GABRIELA: De modo geral, os prejuízos foram causados a todos os alunos desde a creche à universidade, pois além dos estudantes não estarem no ambiente socioeducacional construindo sua aprendizagem, a questão emocional provocada pela situação pandêmica gerou um estresse enorme que só cada um para dizer o que realmente sentiu e o quanto foi afetado. Dessa forma, a nível educacional, não há como generalizar.

Mas é possível sinalizar que a alfabetização, apesar de ter sido um desafio enorme, quase impossível, no ensino remoto, vai continuar acontecendo ao longo do processo nas aulas presenciais, sendo reforçada. Essa fase da aprendizagem é muito importante e necessita demais da interação entre a criança e o educador, pois a intervenção para construção da leitura e da escrita precisa acontecer em momentos como, por exemplo, segurar a mão de um aluno para ajudá-lo no traçado de uma letra. É uma fase mágica que pode acontecer em qualquer momento da vida de uma pessoa, tanto que existem muitas classes de EJA para jovens e adultos que não são alfabetizados e não sabem ler o mundo à sua volta.

"É preciso olhar para todos os alunos e suas famílias com interesse em perceber o que aconteceu com eles por conta da educação remota", aconselha Gabriela

Como a falta de convívio social escolar durante esse período afetou as crianças?
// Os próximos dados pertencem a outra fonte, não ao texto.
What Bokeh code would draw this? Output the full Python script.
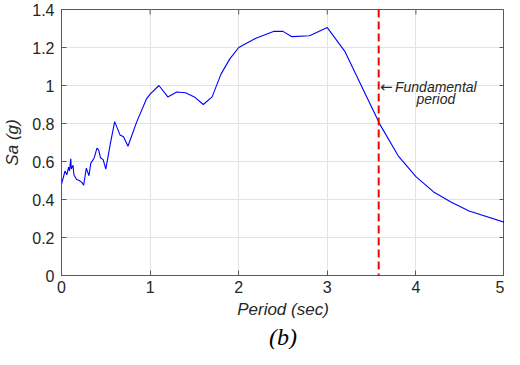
import math
from bokeh.plotting import figure
from bokeh.models import FixedTicker, Span, Label, Title
from bokeh.embed import file_html
from bokeh.resources import INLINE

# ---- data ----
period = [0.0, 0.04, 0.06, 0.08, 0.09, 0.105, 0.11, 0.13, 0.14, 0.17, 0.20, 0.23,
          0.25, 0.28, 0.31, 0.33, 0.37, 0.40, 0.42, 0.44, 0.47, 0.50, 0.55, 0.60,
          0.66, 0.70, 0.75, 0.85, 0.96, 1.00, 1.10, 1.20, 1.30, 1.40, 1.50, 1.60,
          1.70, 1.80, 1.90, 2.00, 2.20, 2.40, 2.50, 2.60, 2.80, 3.00, 3.20, 3.60,
          3.80, 4.00, 4.20, 4.40, 4.60, 5.00]
sa = [0.48, 0.55, 0.53, 0.57, 0.55, 0.615, 0.56, 0.58, 0.53, 0.505, 0.50, 0.49,
      0.475, 0.565, 0.525, 0.59, 0.62, 0.67, 0.66, 0.62, 0.61, 0.56, 0.69, 0.81,
      0.74, 0.73, 0.68, 0.81, 0.93, 0.955, 1.00, 0.94, 0.966, 0.962, 0.94, 0.90,
      0.94, 1.06, 1.14, 1.20, 1.25, 1.285, 1.285, 1.257, 1.262, 1.305, 1.178, 0.79,
      0.63, 0.52, 0.44, 0.386, 0.34, 0.28]
fundamental_period = 3.58

x_ticks = [0, 1, 2, 3, 4, 5]
x_tick_labels = ["0", "1", "2", "3", "4", "5"]
y_ticks = [0, 0.2, 0.4, 0.6, 0.8, 1, 1.2, 1.4]
y_tick_labels = ["0", "0.2", "0.4", "0.6", "0.8", "1", "1.2", "1.4"]

x_label = "Period (sec)"
y_label = "Sa (g)"
caption = "(b)"
note_arrow = "\u2190"
note_line1 = "Fundamental"
note_line2 = "period"

FONT = "Liberation Sans"
TXT = "#262626"
AX = "#5a5a5a"
X0, X1, Y0, Y1 = 0, 5, 0, 1.4

p = figure(width=504, height=349, x_range=(X0, X1), y_range=(Y0, Y1),
           output_backend="svg", toolbar_location=None,
           min_border_left=56, min_border_right=0, min_border_top=9,
           min_border_bottom=0, background_fill_color="white",
           border_fill_color="white")
p.outline_line_color = AX
p.outline_line_width = 1

xa = p.xaxis[0]
ya = p.yaxis[0]
xa.ticker = FixedTicker(ticks=x_ticks)
xa.major_label_overrides = dict(zip(x_ticks, x_tick_labels))
ya.ticker = FixedTicker(ticks=y_ticks)
ya.major_label_overrides = dict(zip(y_ticks, y_tick_labels))

for ax in [xa, ya]:
    ax.axis_line_color = AX
    ax.major_tick_line_color = AX
    ax.major_tick_in = 5
    ax.major_tick_out = 0
    ax.minor_tick_line_color = None
    ax.major_label_text_font = FONT
    ax.major_label_text_font_size = "16px"
    ax.major_label_text_color = TXT
    ax.axis_label_text_font = FONT
    ax.axis_label_text_font_style = "italic"
    ax.axis_label_text_font_size = "17px"
    ax.axis_label_text_color = TXT

xa.major_label_standoff = 5
ya.major_label_standoff = 7
xa.axis_label = x_label
ya.axis_label = y_label
xa.axis_label_standoff = 4
ya.axis_label_standoff = 7

p.xgrid.ticker = FixedTicker(ticks=x_ticks)
p.ygrid.ticker = FixedTicker(ticks=y_ticks)
p.grid.grid_line_color = "#e3e3e3"
p.grid.grid_line_width = 1

# inward ticks on the top and right edges of the box (half of each dash is clipped)
p.scatter(x_ticks, [Y1] * len(x_ticks), marker="dash", size=10, angle=math.pi / 2,
          line_color=AX, line_width=1)
p.scatter([X1] * len(y_ticks), y_ticks, marker="dash", size=10, angle=0,
          line_color=AX, line_width=1)

p.line(period, sa, line_color="#0000ff", line_width=1.1)

p.add_layout(Span(location=fundamental_period, dimension="height",
                  line_color="#ff0000", line_width=2, line_dash="8 4"))

p.add_layout(Label(x=fundamental_period + 0.015, y=0.99, text=note_arrow,
                   text_font="DejaVu Sans", text_font_size="15px", text_color=TXT,
                   text_align="left", text_baseline="middle"))
p.add_layout(Label(x=4.225, y=0.99, text=note_line1,
                   text_font=FONT, text_font_style="italic",
                   text_font_size="14px", text_color=TXT,
                   text_align="center", text_baseline="middle"))
p.add_layout(Label(x=4.225, y=0.93, text=note_line2,
                   text_font=FONT, text_font_style="italic",
                   text_font_size="14px", text_color=TXT,
                   text_align="center", text_baseline="middle"))

# figure caption below the axis label
p.add_layout(Title(text=caption, align="center", text_font="Liberation Serif",
                   text_font_style="italic", text_font_size="24px",
                   text_color="black", offset=0, standoff=0), "below")

open("out.html", "w").write(file_html(p, INLINE))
Resposta: O convívio social em ambiente educacional não aconteceu durante esse tempo e, realmente, afetou os alunos que deixaram de interagir com uma série de questões pelas quais elas passam, quando estão nas creches e escolas. A interação escolar entre aluno e professor proporciona a construção de conceitos baseado na troca de saberes. Além disso, a socialização favorece o viver de forma coletiva, pois a Educação acontece baseada em quatro pilares que são o aprender a conhecer, aprender a fazer, aprender a conviver e aprender a ser. Por isso, e como canta Balão Mágico, "a escola é a luz que ilumina o caminho da gente". Dessa forma, a falta de convívio social no ambiente escolar é extremamente prejudicial ao desenvolvimento de crianças, jovens e adultos.

Qual a opinião da senhora sobre a inclusão de mais aulas na grade diária ou a implantação do ensino em tempo integral como forma de reduzir os impactos do período sem aulas?

GABRIELA: É preciso cuidado para considerar essas possibilidades nesse momento, tendo em vista que cada rede de ensino tem sua jornada específica. Aumentar a grade não garante um aprendizado efetivo, pois tudo vai depender do planejamento e da qualidade do que é proposto. O que seria eficaz é uma oferta de reforço de conteúdo em horários no contra  turno. No caso do ensino integral, como está na pergunta, ela caberia como aumento de jornada e não como oferecer uma proposta de educação que, segundo a BNCC, tem como propósito a formação e o desenvolvimento global dos estudantes, compreendendo “a complexidade e a não linearidade desse desenvolvimento, rompendo com visões reducionistas que privilegiam ou a dimensão intelectual (cognitiva) ou a dimensão afetiva”.

Quais são as soluções para minimizar os prejuízos causado pelo ensino remoto? (O que pode ser feito agora em relação a um retorno ao ensino presencial?)

GABRIELA: A princípio, acolher, acolher e acolher. Não há como pensar numa educação pós Pandemia sem refletir na Pandemia em si. É preciso, em primeiro lugar, olhar para todos os alunos e suas famílias com interesse em realmente perceber o que aconteceu com eles por conta da educação remota. Mas um olhar de acolhimento e aceitação, sem pressa. Não há conteúdo que seja mais urgente nesse momento que transmitir a todos a mensagem do quão importante e bom será a construção de uma caminhada escolar nova. A escola precisa ser luz na vida da sociedade. Após o acolhimento com uma avaliação diagnóstica bem elaborada para observar como os alunos estão voltando, será possível traçar metas novas a curto, médio e longo prazo.